Gen. Eric Shinseki told Congress the other day that a couple hundred thousand men would be needed to secure Iraq. Wolfowitz and his boss, defense secretary Donald Rumsfeld, say that is nuts. No more than 100,000 will do the job.

Wolfowitz asserted that eventually even the French will come around to help rebuild Iraq. He also claimed that unlike the Balkans, there is no evidence that ethnic groups inside Iraq will go after each other as soon as Saddam is gone. Finally, Wolfowitz is quite certain the Iraqi people will embrace a short-term U.S. occupation.

Now even if you think Wolfowitz is some sort of strategic genius, you must admit he is just making stuff up. He has no evidence one way or another on these points and is simply choosing to go with the best possible scenario. Shinseki went with worst-case planning. Here's where things get dangerous.
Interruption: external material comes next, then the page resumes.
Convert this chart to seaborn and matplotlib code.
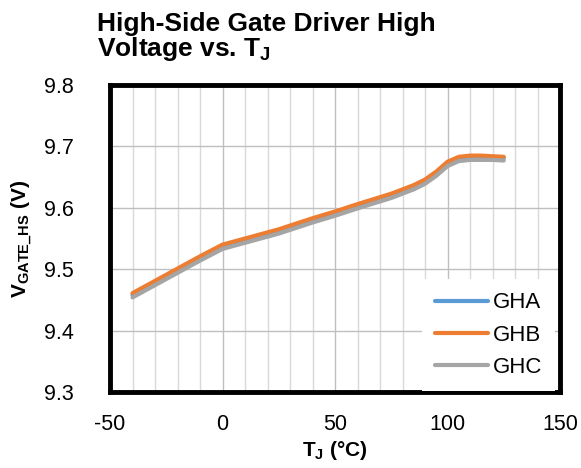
import matplotlib as mpl
import matplotlib.pyplot as plt
import numpy as np
import pandas as pd
import seaborn as sns
from matplotlib.ticker import MultipleLocator

sns.set_theme(style="white")
mpl.rcParams["font.family"] = ["Liberation Sans", "DejaVu Sans"]
mpl.rcParams["mathtext.fontset"] = "custom"
mpl.rcParams["mathtext.rm"] = "Liberation Sans"
mpl.rcParams["mathtext.bf"] = "Liberation Sans:bold"
mpl.rcParams["mathtext.it"] = "Liberation Sans:italic"
mpl.rcParams["axes.unicode_minus"] = False
mpl.rcParams["text.color"] = "black"
mpl.rcParams["axes.labelcolor"] = "black"

TEMP = [-40, -30, -20, -10, 0, 10, 25, 40, 50, 60, 75, 85, 90, 95, 100, 105, 110, 115, 120, 125]
GHA = [9.458, 9.478, 9.498, 9.518, 9.537, 9.547, 9.562, 9.580, 9.591, 9.603, 9.620, 9.634, 9.643, 9.656, 9.672, 9.680, 9.682, 9.682, 9.682, 9.681]
GHB = [9.461, 9.481, 9.501, 9.521, 9.540, 9.550, 9.565, 9.583, 9.594, 9.606, 9.623, 9.637, 9.646, 9.659, 9.675, 9.683, 9.685, 9.685, 9.684, 9.683]
GHC = [9.454, 9.474, 9.494, 9.514, 9.533, 9.543, 9.558, 9.576, 9.587, 9.599, 9.616, 9.630, 9.639, 9.652, 9.668, 9.676, 9.678, 9.678, 9.678, 9.677]
SERIES = ["GHA", "GHB", "GHC"]
COLORS = ["#5b9bd5", "#ed7d31", "#a5a5a5"]

df = pd.DataFrame({"T": TEMP, "GHA": GHA, "GHB": GHB, "GHC": GHC}).melt(
    id_vars="T", var_name="series", value_name="V"
)

W, H = 581, 468
fig, ax = plt.subplots(figsize=(W / 100, H / 100), dpi=100)
# axes box in pixels: x 110..560, y 85..392
fig.subplots_adjust(left=110 / W, right=560 / W, top=1 - 85 / H, bottom=1 - 392 / H)

ax.xaxis.set_major_locator(MultipleLocator(50))
ax.xaxis.set_minor_locator(MultipleLocator(10))
ax.yaxis.set_major_locator(MultipleLocator(0.1))
ax.grid(which="minor", axis="x", color="#d9d9d9", lw=1.0)
ax.grid(which="major", axis="x", color="#bfbfbf", lw=1.0)
ax.grid(which="major", axis="y", color="#bfbfbf", lw=1.0)
ax.set_axisbelow(True)

sns.lineplot(
    data=df, x="T", y="V", hue="series", hue_order=SERIES,
    palette=dict(zip(SERIES, COLORS)), lw=3, ax=ax, legend=True,
)

ax.set_xlim(-50, 150)
ax.set_ylim(9.3, 9.8)
yt = np.arange(9.3, 9.81, 0.1)
ax.set_yticks(yt)
ax.set_yticklabels([f"{v:.1f}" for v in yt])

for sp in ax.spines.values():
    sp.set_visible(True)
    sp.set_color("black")
    sp.set_linewidth(3.5)

ax.tick_params(axis="both", which="both", length=0, labelsize=15.5, colors="black")
ax.tick_params(axis="y", pad=26)
ax.tick_params(axis="x", pad=16)

ax.set_xlabel(r"$\mathbf{T_J}$ (°C)", fontsize=15, fontweight="bold", labelpad=3)
ax.set_ylabel(r"$\mathbf{V_{GATE\_HS}}$ (V)", fontsize=15, fontweight="bold", labelpad=7)

fig.text(97 / W, 1 - 12 / H, "High-Side Gate Driver High\n" + r"Voltage vs. $\mathbf{T_J}$",
         fontsize=19, fontweight="bold", ha="left", va="top", linespacing=0.95)

leg = ax.legend(loc="lower right", bbox_to_anchor=(0.975, 0.025), frameon=True,
                fontsize=16, handlelength=2.4, borderaxespad=0, labelspacing=0.5,
                handletextpad=0.2, borderpad=0.3)
leg.get_frame().set_edgecolor("white")
leg.get_frame().set_facecolor("white")
leg.get_frame().set_alpha(1)
leg.get_frame().set_linewidth(0)
leg.get_frame().set_boxstyle("square", pad=0.3)
for line in leg.get_lines():
    line.set_linewidth(3)

fig.savefig("out.png", dpi=100)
The last time a cadre of smartest-guy-in-the-room civilians brushed aside uniformed opinion with such obvious disdain Robert McNamara's Detroit whiz kids were certain keeping rice paddies free of punji sticks was just a few slide-rule tics away.

Wolfowitz and Rumsfeld are so close now—mere weeks—to the prize that they aren't going to let inconvenient facts get in the way. The only open question is which one used to be named Merkwurkdigliebe.